THE REQUEST: Copy out each line of the data holding "this".

EXERCISE DATA:
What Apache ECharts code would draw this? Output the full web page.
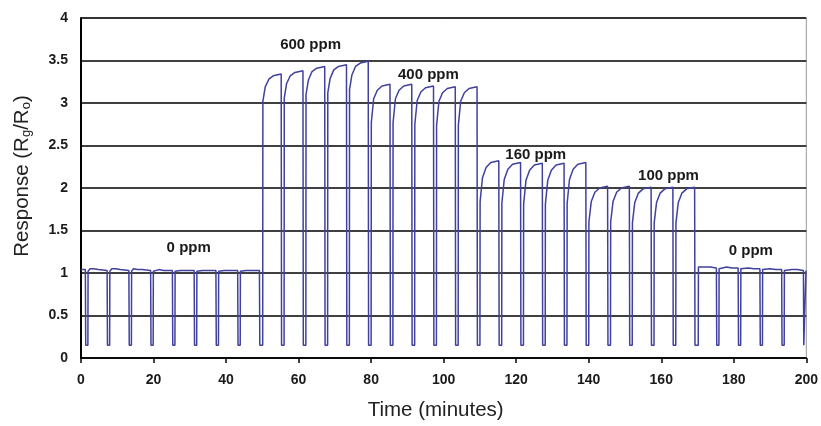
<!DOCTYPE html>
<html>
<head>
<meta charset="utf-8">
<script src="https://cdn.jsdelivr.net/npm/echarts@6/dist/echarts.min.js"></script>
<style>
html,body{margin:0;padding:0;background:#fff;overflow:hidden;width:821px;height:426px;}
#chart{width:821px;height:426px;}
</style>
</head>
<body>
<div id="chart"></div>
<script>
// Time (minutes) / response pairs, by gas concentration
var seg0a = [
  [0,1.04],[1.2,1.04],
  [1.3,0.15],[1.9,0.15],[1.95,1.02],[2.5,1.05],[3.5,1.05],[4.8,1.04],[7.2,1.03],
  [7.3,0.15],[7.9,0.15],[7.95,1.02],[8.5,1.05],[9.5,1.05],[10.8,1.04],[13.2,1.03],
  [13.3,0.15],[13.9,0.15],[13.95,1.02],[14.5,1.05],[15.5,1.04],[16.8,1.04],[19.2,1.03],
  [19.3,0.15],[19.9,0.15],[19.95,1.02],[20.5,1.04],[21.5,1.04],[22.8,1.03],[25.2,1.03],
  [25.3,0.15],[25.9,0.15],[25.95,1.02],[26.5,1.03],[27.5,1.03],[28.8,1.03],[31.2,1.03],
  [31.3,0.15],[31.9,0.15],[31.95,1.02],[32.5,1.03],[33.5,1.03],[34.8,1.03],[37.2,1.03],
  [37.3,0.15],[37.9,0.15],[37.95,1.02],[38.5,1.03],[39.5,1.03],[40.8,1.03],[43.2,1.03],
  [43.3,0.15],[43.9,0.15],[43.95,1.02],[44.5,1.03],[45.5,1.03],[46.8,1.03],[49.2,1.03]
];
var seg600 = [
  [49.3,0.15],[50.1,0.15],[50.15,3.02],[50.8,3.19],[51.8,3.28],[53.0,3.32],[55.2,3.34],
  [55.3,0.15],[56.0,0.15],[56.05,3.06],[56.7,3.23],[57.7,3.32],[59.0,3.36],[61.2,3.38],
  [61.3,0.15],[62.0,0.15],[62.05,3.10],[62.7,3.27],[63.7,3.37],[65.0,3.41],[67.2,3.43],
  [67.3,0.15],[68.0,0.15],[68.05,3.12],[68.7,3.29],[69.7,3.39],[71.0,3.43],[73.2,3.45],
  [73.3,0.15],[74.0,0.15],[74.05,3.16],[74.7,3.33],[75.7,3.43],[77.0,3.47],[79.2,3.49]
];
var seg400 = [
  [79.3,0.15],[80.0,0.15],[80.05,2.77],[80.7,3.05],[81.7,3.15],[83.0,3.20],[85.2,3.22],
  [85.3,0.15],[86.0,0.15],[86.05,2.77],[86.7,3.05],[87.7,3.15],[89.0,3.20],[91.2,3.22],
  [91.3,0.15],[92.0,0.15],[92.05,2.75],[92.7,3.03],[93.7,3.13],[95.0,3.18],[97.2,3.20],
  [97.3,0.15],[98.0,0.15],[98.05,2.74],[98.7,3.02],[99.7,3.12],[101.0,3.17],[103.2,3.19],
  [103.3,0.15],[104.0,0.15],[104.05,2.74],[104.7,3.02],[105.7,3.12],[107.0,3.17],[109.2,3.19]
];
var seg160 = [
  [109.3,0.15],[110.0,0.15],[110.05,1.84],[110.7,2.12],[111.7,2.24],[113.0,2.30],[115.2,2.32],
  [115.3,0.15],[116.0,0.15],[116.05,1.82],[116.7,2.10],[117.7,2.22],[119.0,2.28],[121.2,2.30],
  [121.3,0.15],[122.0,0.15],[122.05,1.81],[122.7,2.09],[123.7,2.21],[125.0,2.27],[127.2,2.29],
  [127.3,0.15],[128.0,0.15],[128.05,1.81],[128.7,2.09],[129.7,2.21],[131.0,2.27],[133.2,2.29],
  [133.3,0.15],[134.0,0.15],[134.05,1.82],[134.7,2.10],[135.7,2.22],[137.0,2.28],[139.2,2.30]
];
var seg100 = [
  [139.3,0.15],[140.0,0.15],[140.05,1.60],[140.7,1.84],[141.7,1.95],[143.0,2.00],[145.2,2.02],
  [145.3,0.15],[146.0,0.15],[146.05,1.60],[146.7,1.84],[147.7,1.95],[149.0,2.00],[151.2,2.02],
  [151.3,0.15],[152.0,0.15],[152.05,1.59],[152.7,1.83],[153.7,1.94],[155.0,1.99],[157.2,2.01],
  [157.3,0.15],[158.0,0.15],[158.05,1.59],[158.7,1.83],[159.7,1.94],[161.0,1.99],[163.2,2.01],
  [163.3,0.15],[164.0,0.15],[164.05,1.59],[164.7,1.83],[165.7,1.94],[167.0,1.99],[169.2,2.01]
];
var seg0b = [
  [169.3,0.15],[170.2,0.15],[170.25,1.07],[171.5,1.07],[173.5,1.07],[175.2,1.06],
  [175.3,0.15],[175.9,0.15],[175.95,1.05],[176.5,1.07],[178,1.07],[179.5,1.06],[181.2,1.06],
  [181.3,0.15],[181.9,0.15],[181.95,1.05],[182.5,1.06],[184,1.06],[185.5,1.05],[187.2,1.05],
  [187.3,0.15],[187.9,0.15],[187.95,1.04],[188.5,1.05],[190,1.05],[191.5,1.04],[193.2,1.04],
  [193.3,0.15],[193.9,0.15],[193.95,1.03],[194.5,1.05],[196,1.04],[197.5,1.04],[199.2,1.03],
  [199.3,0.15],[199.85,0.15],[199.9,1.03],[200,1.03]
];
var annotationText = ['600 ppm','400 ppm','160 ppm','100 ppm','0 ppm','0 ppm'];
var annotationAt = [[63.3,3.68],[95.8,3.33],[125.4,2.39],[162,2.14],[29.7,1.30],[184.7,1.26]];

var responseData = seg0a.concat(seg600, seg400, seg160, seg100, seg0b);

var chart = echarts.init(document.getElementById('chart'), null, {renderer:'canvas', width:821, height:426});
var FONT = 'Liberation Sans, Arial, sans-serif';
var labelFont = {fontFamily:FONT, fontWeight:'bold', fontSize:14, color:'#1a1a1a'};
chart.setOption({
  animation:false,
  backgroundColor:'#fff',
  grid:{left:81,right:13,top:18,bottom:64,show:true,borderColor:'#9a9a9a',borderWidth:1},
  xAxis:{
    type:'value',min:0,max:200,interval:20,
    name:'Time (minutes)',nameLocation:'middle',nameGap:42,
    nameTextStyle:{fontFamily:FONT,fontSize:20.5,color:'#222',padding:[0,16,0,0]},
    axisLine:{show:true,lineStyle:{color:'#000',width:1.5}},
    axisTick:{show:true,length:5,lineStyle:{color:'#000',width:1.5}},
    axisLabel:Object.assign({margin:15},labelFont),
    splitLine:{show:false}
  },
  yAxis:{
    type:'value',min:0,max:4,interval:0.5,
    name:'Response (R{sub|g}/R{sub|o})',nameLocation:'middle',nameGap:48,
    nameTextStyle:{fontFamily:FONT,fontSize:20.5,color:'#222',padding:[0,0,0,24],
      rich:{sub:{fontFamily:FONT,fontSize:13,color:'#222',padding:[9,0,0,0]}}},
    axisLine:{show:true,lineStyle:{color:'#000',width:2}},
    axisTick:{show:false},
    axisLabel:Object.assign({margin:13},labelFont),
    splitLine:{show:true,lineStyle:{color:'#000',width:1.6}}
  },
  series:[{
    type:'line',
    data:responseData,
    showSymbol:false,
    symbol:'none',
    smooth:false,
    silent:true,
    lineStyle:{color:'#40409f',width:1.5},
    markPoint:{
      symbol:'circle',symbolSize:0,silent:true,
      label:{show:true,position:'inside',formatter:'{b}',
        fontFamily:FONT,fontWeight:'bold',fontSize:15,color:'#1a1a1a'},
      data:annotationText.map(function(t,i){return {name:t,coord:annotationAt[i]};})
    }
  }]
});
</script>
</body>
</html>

--

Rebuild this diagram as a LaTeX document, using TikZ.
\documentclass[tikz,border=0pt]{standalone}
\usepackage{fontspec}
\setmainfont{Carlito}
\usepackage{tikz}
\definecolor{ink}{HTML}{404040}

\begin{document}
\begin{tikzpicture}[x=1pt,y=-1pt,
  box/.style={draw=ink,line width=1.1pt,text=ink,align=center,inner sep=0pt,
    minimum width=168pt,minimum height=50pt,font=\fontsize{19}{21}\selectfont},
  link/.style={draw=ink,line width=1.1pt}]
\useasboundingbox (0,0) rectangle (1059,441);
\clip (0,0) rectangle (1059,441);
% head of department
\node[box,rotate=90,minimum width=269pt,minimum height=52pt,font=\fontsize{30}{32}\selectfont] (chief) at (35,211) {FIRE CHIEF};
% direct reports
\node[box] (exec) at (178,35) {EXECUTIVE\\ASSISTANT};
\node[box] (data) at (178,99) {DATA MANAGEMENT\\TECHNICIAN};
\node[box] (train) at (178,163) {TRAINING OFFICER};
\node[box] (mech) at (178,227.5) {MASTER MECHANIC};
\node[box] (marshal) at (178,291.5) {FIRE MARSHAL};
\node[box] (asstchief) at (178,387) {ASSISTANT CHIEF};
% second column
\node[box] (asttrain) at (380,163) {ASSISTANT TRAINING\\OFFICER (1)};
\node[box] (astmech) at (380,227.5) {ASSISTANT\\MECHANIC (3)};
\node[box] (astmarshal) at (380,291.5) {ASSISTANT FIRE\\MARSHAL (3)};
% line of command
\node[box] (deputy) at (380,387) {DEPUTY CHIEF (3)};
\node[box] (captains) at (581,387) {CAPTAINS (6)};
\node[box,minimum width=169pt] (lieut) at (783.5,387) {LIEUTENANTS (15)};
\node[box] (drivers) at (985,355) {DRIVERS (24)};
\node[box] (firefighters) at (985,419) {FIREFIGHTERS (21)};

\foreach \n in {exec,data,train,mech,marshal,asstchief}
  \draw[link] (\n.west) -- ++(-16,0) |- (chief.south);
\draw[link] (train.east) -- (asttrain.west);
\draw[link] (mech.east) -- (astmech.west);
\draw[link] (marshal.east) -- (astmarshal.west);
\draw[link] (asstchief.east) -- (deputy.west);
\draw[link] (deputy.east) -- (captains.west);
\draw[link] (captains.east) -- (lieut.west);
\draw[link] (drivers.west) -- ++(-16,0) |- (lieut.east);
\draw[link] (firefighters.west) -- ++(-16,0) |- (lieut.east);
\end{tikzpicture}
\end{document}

EXPECTED OUTPUT:
What Apache ECharts code would draw this? Output the full web page.
Rebuild this diagram as a LaTeX document, using TikZ.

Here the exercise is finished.